Without further comment, state how many lines in the listing below contain the word "chart".
_ _ _
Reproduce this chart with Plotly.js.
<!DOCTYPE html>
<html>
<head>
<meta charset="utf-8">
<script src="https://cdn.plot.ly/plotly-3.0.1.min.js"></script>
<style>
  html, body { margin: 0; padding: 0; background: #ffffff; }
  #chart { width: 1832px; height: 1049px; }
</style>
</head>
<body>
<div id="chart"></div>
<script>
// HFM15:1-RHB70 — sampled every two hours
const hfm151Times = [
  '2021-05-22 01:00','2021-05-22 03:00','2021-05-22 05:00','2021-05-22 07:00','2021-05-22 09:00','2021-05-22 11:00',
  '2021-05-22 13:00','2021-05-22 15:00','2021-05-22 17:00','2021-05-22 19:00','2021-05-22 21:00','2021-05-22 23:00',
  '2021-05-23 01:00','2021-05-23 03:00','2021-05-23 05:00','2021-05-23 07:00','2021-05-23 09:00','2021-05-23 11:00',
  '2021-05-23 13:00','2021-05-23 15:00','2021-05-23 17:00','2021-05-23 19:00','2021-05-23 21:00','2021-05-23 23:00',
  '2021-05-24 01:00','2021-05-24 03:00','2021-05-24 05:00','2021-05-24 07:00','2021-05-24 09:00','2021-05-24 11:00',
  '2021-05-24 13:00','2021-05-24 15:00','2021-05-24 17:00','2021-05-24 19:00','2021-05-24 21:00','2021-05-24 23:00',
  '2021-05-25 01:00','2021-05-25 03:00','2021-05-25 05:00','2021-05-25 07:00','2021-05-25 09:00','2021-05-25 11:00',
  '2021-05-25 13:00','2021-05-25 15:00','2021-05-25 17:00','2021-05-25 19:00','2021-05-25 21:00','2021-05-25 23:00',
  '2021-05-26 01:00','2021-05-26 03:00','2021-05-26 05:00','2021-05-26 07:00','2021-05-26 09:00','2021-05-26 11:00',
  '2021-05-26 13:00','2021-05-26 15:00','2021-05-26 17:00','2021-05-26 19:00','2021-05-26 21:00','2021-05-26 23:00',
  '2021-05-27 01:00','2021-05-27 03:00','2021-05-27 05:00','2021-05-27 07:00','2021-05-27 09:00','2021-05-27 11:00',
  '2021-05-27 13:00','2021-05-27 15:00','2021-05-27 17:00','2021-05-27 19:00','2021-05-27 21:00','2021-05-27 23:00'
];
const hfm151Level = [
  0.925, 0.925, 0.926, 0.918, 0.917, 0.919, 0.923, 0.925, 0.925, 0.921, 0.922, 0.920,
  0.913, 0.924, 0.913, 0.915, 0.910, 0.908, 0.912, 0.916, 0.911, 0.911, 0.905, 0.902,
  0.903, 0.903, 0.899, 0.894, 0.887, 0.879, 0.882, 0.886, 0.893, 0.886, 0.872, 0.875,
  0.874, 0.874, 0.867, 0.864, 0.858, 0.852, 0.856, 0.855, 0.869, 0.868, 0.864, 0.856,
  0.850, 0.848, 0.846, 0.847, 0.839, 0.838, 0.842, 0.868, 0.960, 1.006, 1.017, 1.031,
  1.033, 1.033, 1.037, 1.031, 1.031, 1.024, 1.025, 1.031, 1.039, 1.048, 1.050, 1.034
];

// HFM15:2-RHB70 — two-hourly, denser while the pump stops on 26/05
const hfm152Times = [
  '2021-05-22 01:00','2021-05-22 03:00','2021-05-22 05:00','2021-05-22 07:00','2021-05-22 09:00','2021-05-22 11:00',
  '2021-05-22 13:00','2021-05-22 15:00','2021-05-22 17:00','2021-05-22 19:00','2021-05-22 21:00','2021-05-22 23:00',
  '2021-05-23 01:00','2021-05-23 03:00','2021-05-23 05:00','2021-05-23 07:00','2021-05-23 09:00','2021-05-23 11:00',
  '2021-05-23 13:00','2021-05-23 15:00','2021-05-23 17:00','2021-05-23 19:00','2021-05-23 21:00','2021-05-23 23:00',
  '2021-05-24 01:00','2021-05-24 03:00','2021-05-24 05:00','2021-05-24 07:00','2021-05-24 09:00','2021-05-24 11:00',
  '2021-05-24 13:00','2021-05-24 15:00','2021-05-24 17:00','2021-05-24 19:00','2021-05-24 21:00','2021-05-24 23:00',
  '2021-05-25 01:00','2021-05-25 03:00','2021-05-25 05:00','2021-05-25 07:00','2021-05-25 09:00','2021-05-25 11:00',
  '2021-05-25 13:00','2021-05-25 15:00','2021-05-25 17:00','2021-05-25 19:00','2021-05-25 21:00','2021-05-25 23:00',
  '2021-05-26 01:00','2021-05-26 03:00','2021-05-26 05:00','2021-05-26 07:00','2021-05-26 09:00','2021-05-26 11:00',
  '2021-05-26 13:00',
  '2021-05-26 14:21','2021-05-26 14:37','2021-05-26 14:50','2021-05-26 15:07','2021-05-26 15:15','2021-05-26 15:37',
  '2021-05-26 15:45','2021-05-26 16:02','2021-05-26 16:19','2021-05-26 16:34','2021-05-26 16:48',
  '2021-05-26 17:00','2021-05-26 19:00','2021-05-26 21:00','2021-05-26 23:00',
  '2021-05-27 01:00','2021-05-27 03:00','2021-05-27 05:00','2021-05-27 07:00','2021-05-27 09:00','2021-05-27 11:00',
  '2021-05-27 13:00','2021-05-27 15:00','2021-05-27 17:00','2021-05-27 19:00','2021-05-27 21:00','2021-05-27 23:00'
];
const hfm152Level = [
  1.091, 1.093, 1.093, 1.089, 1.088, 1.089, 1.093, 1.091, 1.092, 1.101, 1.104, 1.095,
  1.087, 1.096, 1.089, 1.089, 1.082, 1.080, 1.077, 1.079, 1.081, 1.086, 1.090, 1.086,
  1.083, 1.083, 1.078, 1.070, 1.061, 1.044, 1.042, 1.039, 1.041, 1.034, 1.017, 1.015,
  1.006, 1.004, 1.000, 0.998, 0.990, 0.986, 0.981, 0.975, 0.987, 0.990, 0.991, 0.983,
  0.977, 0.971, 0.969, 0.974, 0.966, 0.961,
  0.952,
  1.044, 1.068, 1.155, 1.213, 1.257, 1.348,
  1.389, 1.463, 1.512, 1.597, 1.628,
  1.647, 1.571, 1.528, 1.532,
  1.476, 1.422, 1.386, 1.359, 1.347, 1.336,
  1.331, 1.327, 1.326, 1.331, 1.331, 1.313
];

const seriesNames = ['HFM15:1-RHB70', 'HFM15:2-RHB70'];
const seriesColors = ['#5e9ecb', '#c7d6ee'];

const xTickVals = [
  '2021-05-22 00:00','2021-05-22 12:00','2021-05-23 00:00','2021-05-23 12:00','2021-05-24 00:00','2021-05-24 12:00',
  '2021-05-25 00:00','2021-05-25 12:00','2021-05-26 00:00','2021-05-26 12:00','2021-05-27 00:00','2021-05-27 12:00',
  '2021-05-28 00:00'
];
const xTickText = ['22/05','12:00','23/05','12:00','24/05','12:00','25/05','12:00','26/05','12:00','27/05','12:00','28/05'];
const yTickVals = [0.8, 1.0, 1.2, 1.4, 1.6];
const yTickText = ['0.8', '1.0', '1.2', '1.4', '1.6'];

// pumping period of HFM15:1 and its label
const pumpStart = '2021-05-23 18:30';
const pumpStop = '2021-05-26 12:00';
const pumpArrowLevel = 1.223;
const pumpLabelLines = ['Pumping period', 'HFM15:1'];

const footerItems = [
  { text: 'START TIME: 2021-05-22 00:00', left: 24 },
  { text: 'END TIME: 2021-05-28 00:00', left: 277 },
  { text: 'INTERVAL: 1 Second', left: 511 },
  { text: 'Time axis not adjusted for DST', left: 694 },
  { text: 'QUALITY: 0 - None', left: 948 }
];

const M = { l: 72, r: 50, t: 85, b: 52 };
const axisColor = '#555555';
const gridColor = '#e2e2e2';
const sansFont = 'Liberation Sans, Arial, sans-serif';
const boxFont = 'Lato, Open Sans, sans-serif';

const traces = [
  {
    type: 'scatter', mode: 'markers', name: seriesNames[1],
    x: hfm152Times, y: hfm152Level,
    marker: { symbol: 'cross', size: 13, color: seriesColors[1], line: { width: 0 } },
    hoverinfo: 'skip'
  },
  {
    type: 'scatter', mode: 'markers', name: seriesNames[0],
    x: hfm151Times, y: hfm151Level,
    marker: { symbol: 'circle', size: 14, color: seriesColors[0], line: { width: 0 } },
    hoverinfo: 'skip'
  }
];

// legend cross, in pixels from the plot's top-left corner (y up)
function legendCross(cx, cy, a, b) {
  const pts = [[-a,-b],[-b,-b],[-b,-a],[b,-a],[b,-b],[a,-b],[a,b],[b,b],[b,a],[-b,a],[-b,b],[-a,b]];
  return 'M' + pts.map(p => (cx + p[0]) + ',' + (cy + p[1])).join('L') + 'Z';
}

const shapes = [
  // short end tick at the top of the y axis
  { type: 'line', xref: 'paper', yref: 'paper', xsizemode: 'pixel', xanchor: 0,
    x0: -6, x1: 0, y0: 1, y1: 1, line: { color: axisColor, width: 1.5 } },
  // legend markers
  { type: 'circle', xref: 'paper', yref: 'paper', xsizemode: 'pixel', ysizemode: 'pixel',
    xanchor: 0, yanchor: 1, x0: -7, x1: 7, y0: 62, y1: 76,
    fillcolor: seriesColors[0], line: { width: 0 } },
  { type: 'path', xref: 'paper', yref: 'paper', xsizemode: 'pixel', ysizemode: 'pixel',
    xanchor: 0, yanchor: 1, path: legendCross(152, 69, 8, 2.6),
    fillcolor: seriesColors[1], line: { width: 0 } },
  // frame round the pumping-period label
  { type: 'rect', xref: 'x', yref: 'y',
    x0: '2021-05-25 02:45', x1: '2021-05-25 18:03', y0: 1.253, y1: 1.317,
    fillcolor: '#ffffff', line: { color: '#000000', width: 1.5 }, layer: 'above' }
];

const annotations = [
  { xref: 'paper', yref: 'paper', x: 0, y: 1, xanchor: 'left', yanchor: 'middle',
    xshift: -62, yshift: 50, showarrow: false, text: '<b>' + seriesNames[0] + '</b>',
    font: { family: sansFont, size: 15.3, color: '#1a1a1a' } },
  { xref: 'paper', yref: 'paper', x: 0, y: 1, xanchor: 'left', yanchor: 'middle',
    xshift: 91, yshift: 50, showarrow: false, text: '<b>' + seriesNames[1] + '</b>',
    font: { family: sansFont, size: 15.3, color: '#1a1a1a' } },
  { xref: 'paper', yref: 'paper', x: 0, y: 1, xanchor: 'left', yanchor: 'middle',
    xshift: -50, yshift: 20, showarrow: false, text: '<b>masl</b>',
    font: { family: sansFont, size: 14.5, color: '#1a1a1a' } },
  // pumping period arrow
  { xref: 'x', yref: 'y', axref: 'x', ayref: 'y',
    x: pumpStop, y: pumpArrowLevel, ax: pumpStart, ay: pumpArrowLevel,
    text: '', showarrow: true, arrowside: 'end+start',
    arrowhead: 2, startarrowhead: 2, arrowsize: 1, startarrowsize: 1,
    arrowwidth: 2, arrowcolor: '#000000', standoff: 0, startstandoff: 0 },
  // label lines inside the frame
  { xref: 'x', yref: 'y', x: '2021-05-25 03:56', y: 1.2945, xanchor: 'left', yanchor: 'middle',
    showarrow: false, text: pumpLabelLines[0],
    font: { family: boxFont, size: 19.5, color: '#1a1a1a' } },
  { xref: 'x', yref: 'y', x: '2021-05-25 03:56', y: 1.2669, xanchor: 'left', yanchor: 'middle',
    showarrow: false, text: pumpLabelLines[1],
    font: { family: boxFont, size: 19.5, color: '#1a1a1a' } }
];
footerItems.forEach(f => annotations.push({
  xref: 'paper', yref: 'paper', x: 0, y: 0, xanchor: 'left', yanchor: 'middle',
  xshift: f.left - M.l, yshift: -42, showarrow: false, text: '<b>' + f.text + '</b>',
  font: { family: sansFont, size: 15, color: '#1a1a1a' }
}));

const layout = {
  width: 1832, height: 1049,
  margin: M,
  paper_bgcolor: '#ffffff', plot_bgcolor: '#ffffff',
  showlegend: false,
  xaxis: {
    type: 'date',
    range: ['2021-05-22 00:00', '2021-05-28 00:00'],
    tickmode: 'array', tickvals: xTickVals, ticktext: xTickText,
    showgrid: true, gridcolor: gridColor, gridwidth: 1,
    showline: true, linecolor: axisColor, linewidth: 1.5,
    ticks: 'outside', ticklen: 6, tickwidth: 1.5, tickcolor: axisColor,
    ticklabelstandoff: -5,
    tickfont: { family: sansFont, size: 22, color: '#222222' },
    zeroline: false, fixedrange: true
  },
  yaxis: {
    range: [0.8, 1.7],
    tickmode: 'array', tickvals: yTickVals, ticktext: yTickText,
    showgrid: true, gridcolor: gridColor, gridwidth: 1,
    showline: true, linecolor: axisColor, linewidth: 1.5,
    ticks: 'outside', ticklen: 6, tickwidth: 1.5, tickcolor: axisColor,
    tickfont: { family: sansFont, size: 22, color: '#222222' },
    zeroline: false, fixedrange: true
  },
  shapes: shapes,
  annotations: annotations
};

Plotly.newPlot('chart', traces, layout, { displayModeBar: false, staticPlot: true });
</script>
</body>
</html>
_ _ _
Right answer: 4